ARAG Insurance seizes the power of automation with data lake technology

European insurance group ARAG SE partnered with Xomnia to enhance its overall way of working and customer service with data. It worked on achieving this by migrating its operations to the data lake, and automating the formatting of the sales data supplied by its third party providers.

The project, known as the Datahub, has been successfully completed at the end of 2022, but our collaboration with Arag SE continues. With it, we aim to satisfy the growing data needs of ARAG’s business and modernize its IT infrastructure with a future-proof data lake.

Xomnia has and is continuing to help us develop on our own. Our data engineers have learned a lot from the expertise that Xomnia has brought to ARAG and are continuously using the lessons learned during the development of the Data Hub.


The vast majority of ARAG SE’s insurance policies are sold by hundreds of third party providers, such as major banks. The insurer, however, couldn’t make full use of the policy data sold through those external partners. This is because different partners report their sales differently and through different channels. Consequently, working with the reported data was tedious and involved a considerable amount of manual actions.

The insurer approached Xomnia to collaborate on overcoming this challenge through creating the necessary data infrastructure to clean and unify all data about their sales, policy portfolio and claims. This would also allow them to generate insights out of their various sales data quickly and accurately.


The first challenge that needed to be addressed was replacing ARAG’s traditional inhouse data warehouse with a data lake. This is because its on-premise data warehouse had become outdated and costly to operate and maintain.

Xomnia’s Machine Learning Engineers Dustin van Weersel, Siem van den Reijen and Maarten van Raaij joined ARAG SE Datahub’s team to further develop the data lake and accompanying data marks to replace the old data warehouse. Afterwards, they worked on creating a data pipeline that can automate the process of cleaning and transforming all the data of the sold insurance policies into a universal format, from which insights could be generated.

“Using certain parameters and settings, we tried to automate this process, and conducted some manual mapping tasks to get to where we want to go, based on research about each distribution partner and the information that they supply,” explained Siem.

“To future-proof the solution, our data pipeline uses Spark, an analytics engine suited for large scale data pipelines, to transform the data.” added Dustin. “This is combined with Kubernetes, an open source container orchestration system that allows us to orchestrate and scale all the various parts of our application.”

After the data has been transformed, it is used to create a data model within SQL server, a relational database. The resulting data model is then ingested by PowerBI to create datasets which are made available to the business for reporting purposes. Data engineers and data scientists can directly use the relational data model within SQL Server for analyses and modeling purposes.

Since ARAG SE’s specialty is (legal) insurance, it mainly deals with the policies sold to customers and the claims they make on their policy. Therefore, our team is developing separate data models dedicated specifically to the policies and claims, which will give the business increased insights in their portfolio, as well as help improve the service provided to customers when they have questions or want to make claims on their policies.

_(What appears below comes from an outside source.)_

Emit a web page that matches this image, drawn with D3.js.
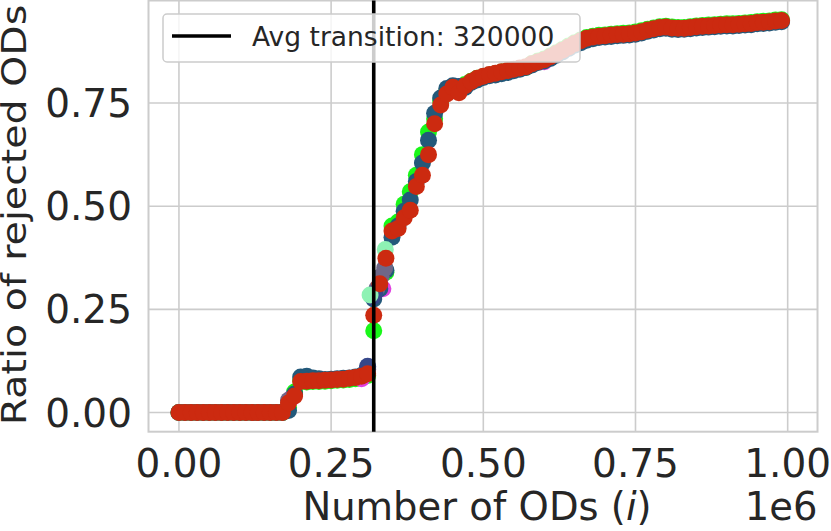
<!DOCTYPE html>
<html>
<head>
<meta charset="utf-8">
<script src="https://cdn.jsdelivr.net/npm/d3@7"></script>
<style>
  body { margin: 0; background: #fff; }
  text { font-family: "DejaVu Sans", sans-serif; fill: #262626; }
</style>
</head>
<body>
<div id="chart"></div>
<script>
// number of ODs, in thousands
var odsK = [0, 10, 20, 30, 40, 50, 60, 70, 80, 90,
  100, 110, 120, 130, 140, 150, 160, 170, 180, 190,
  200, 210, 220, 230, 240, 250, 260, 270, 280, 290,
  300, 310, 320, 330, 340, 350, 360, 370, 380, 390,
  400, 410, 420, 430, 440, 450, 460, 470, 480, 490,
  500, 510, 520, 530, 540, 550, 560, 570, 580, 590,
  600, 610, 620, 630, 640, 650, 660, 670, 680, 690,
  700, 710, 720, 730, 740, 750, 760, 770, 780, 790,
  800, 810, 820, 830, 840, 850, 860, 870, 880, 890,
  900, 910, 920, 930, 940, 950, 960, 970, 980, 990];

var redRun = [0, 0, 0, 0, 0, 0, 0, 0, 0, 0,
  0, 0, 0, 0, 0, 0, 0, 0, 0.023, 0.040,
  0.075, 0.076, 0.077, 0.077, 0.078, 0.079, 0.080, 0.081, 0.083, 0.085,
  0.088, 0.094, 0.236, 0.312, 0.374, 0.440, 0.446, 0.472, 0.490, 0.548,
  0.575, 0.625, 0.700, 0.745, 0.772, 0.788, 0.775, 0.792, 0.802, 0.810,
  0.815, 0.819, 0.822, 0.826, 0.829, 0.832, 0.835, 0.838, 0.845, 0.850,
  0.855, 0.862, 0.870, 0.878, 0.886, 0.894, 0.901, 0.907, 0.910, 0.912,
  0.913, 0.915, 0.916, 0.917, 0.918, 0.920, 0.923, 0.927, 0.930, 0.933,
  0.934, 0.932, 0.931, 0.931, 0.933, 0.935, 0.936, 0.937, 0.938, 0.939,
  0.940, 0.940, 0.941, 0.942, 0.943, 0.945, 0.946, 0.947, 0.949, 0.950];

var tealRun = [0, 0, 0, 0, 0, 0, 0, 0, 0, 0,
  0, 0, 0, 0, 0, 0, 0, 0, 0.005, 0.045,
  0.086, 0.088, 0.084, 0.082, 0.080, 0.081, 0.082, 0.083, 0.084, 0.086,
  0.090, 0.108, 0.275, 0.300, 0.345, 0.425, 0.452, 0.488, 0.515, 0.560,
  0.605, 0.660, 0.725, 0.762, 0.785, 0.792, 0.790, 0.788, 0.800, 0.806,
  0.812, 0.816, 0.818, 0.821, 0.824, 0.828, 0.832, 0.836, 0.842, 0.848,
  0.852, 0.858, 0.866, 0.874, 0.882, 0.890, 0.896, 0.902, 0.906, 0.909,
  0.910, 0.911, 0.913, 0.914, 0.915, 0.917, 0.920, 0.924, 0.927, 0.930,
  0.931, 0.929, 0.928, 0.929, 0.930, 0.932, 0.933, 0.934, 0.935, 0.936,
  0.937, 0.937, 0.938, 0.939, 0.940, 0.942, 0.943, 0.944, 0.946, 0.947];

var greenRun = [0, 0, 0, 0, 0, 0, 0, 0, 0, 0,
  0, 0, 0, 0, 0, 0, 0, 0, 0.012, 0.050,
  0.078, 0.074, 0.075, 0.075, 0.076, 0.077, 0.078, 0.079, 0.080, 0.082,
  0.085, 0.090, 0.198, 0.305, 0.340, 0.452, 0.462, 0.505, 0.535, 0.575,
  0.625, 0.680, 0.712, 0.755, 0.780, 0.786, 0.782, 0.795, 0.803, 0.810,
  0.814, 0.818, 0.821, 0.825, 0.828, 0.831, 0.834, 0.837, 0.846, 0.852,
  0.857, 0.864, 0.872, 0.880, 0.888, 0.896, 0.903, 0.909, 0.912, 0.914,
  0.915, 0.917, 0.918, 0.919, 0.920, 0.922, 0.925, 0.929, 0.932, 0.935,
  0.936, 0.934, 0.933, 0.933, 0.935, 0.937, 0.938, 0.939, 0.940, 0.941,
  0.942, 0.942, 0.943, 0.944, 0.945, 0.947, 0.948, 0.949, 0.951, 0.952];

// a few other runs that only peek out around the steps
var magentaK = [185, 300, 335, 460, 600];
var magentaRun = [0.035, 0.082, 0.300, 0.790, 0.850];
var slateK = [180, 310, 325, 332, 338, 460];
var slateRun = [0.030, 0.105, 0.300, 0.330, 0.350, 0.780];
var navyK = [310, 318, 322];
var navyRun = [0.112, 0.280, 0.290];
var mintK = [314, 339];
var mintRun = [0.285, 0.395];

var avgTransitionK = 320;
var xTicks = [0, 250, 500, 750, 1000];
var xTickLabels = ["0.00", "0.25", "0.50", "0.75", "1.00"];
var yTicks = [0, 0.25, 0.5, 0.75];
var yTickLabels = ["0.00", "0.25", "0.50", "0.75"];

var W = 831, H = 531;
var plotL = 148.5, plotR = 817.5, plotT = 0.5, plotB = 431.7;

var svg = d3.select("#chart").append("svg")
  .attr("width", W)
  .attr("height", H);

var x = d3.scaleLinear().domain([-50, 1049]).range([plotL, plotR]);
var y = d3.scaleLinear().domain([-0.0464, 0.9985]).range([plotB, plotT]);

// grid
svg.append("g")
  .selectAll("line")
  .data(xTicks)
  .enter()
  .append("line")
  .attr("x1", (d) => x(d))
  .attr("x2", (d) => x(d))
  .attr("y1", plotT)
  .attr("y2", plotB)
  .attr("stroke", "#cccccc")
  .attr("stroke-width", 1.6);
svg.append("g")
  .selectAll("line")
  .data(yTicks)
  .enter()
  .append("line")
  .attr("x1", plotL)
  .attr("x2", plotR)
  .attr("y1", (d) => y(d))
  .attr("y2", (d) => y(d))
  .attr("stroke", "#cccccc")
  .attr("stroke-width", 1.6);

// frame
svg.append("rect")
  .attr("x", plotL)
  .attr("y", plotT)
  .attr("width", plotR - plotL)
  .attr("height", plotB - plotT)
  .attr("fill", "none")
  .attr("stroke", "#cccccc")
  .attr("stroke-width", 2);

var dots = svg.append("g");
function scatter(ks, vals, color) {
  dots.append("g")
    .selectAll("circle")
    .data(vals)
    .enter()
    .append("circle")
    .attr("cx", (d, i) => x(ks[i]))
    .attr("cy", (d) => y(d))
    .attr("r", 8.5)
    .attr("fill", color);
}
scatter(odsK, greenRun, "#19f719");
scatter(magentaK, magentaRun, "#e040e0");
scatter(odsK, tealRun, "#23597a");
scatter(slateK, slateRun, "#6f6787");
scatter(navyK, navyRun, "#36478a");
scatter(mintK, mintRun, "#8ef2b4");
scatter(odsK, redRun, "#cc2a10");

// average transition line
svg.append("line")
  .attr("x1", x(avgTransitionK))
  .attr("x2", x(avgTransitionK))
  .attr("y1", plotT)
  .attr("y2", plotB)
  .attr("stroke", "#000")
  .attr("stroke-width", 3.6);

// tick labels
svg.append("g")
  .selectAll("text")
  .data(xTicks)
  .enter()
  .append("text")
  .attr("x", (d) => x(d))
  .attr("y", 477)
  .attr("text-anchor", "middle")
  .style("font-size", "39px")
  .text((d, i) => xTickLabels[i]);
svg.append("g")
  .selectAll("text")
  .data(yTicks)
  .enter()
  .append("text")
  .attr("x", 132)
  .attr("y", (d) => y(d))
  .attr("dy", "0.36em")
  .attr("text-anchor", "end")
  .style("font-size", "39px")
  .text((d, i) => yTickLabels[i]);

// axis titles
var xt = svg.append("text")
  .attr("x", 477)
  .attr("y", 520)
  .attr("text-anchor", "middle")
  .style("font-size", "38.5px");
xt.append("tspan").text("Number of ODs (");
xt.append("tspan").style("font-style", "italic").text("i");
xt.append("tspan").text(")");

svg.append("text")
  .attr("x", plotR)
  .attr("y", 520)
  .attr("text-anchor", "end")
  .style("font-size", "38.5px")
  .text("1e6");

// the y title looks a little squeezed across its height in the reference
svg.append("text")
  .attr("transform", "translate(26," + 215 + ") rotate(-90) scale(1,0.85)")
  .attr("text-anchor", "middle")
  .style("font-size", "39.5px")
  .text("Ratio of rejected ODs");

// legend
var lg = svg.append("g");
lg.append("rect")
  .attr("x", 163)
  .attr("y", 14)
  .attr("width", 417)
  .attr("height", 48)
  .attr("rx", 4)
  .attr("fill", "#fff")
  .attr("fill-opacity", 0.8)
  .attr("stroke", "#cccccc")
  .attr("stroke-width", 1.5);
lg.append("line")
  .attr("x1", 172)
  .attr("x2", 231)
  .attr("y1", 36)
  .attr("y2", 36)
  .attr("stroke", "#000")
  .attr("stroke-width", 3.6);
lg.append("text")
  .attr("x", 252)
  .attr("y", 46)
  .style("font-size", "26.5px")
  .text("Avg transition: " + avgTransitionK * 1000);
</script>
</body>
</html>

Following our collaboration, ARAG SE can make more use of its policy, claims and its internal and external sales data. For instance, they will be able to quickly understand trends in the sales and clients, such as their most popular policies among different clientele and geographies. They will also have more detailed insights into the performance of specific coverages within their product offerings.

Apart from the core business of ARAG, the Datahub also services the various internal departments such as Finance and Control, HR and Sales. For example, consolidating the policy data of all the various reinsurers into a singular data model will allow the service center to give quicker responses by not having to query external API’s and increased confidence in the information by having one single source of truth. Stay tuned for more developments.

Moreover, the first dashboard, which has already been built, gives an increased insight into the profit and loss statements (P&L) and full time equivalents (FTEs). The dashboard is still being developed to improve the way it delivers those insights.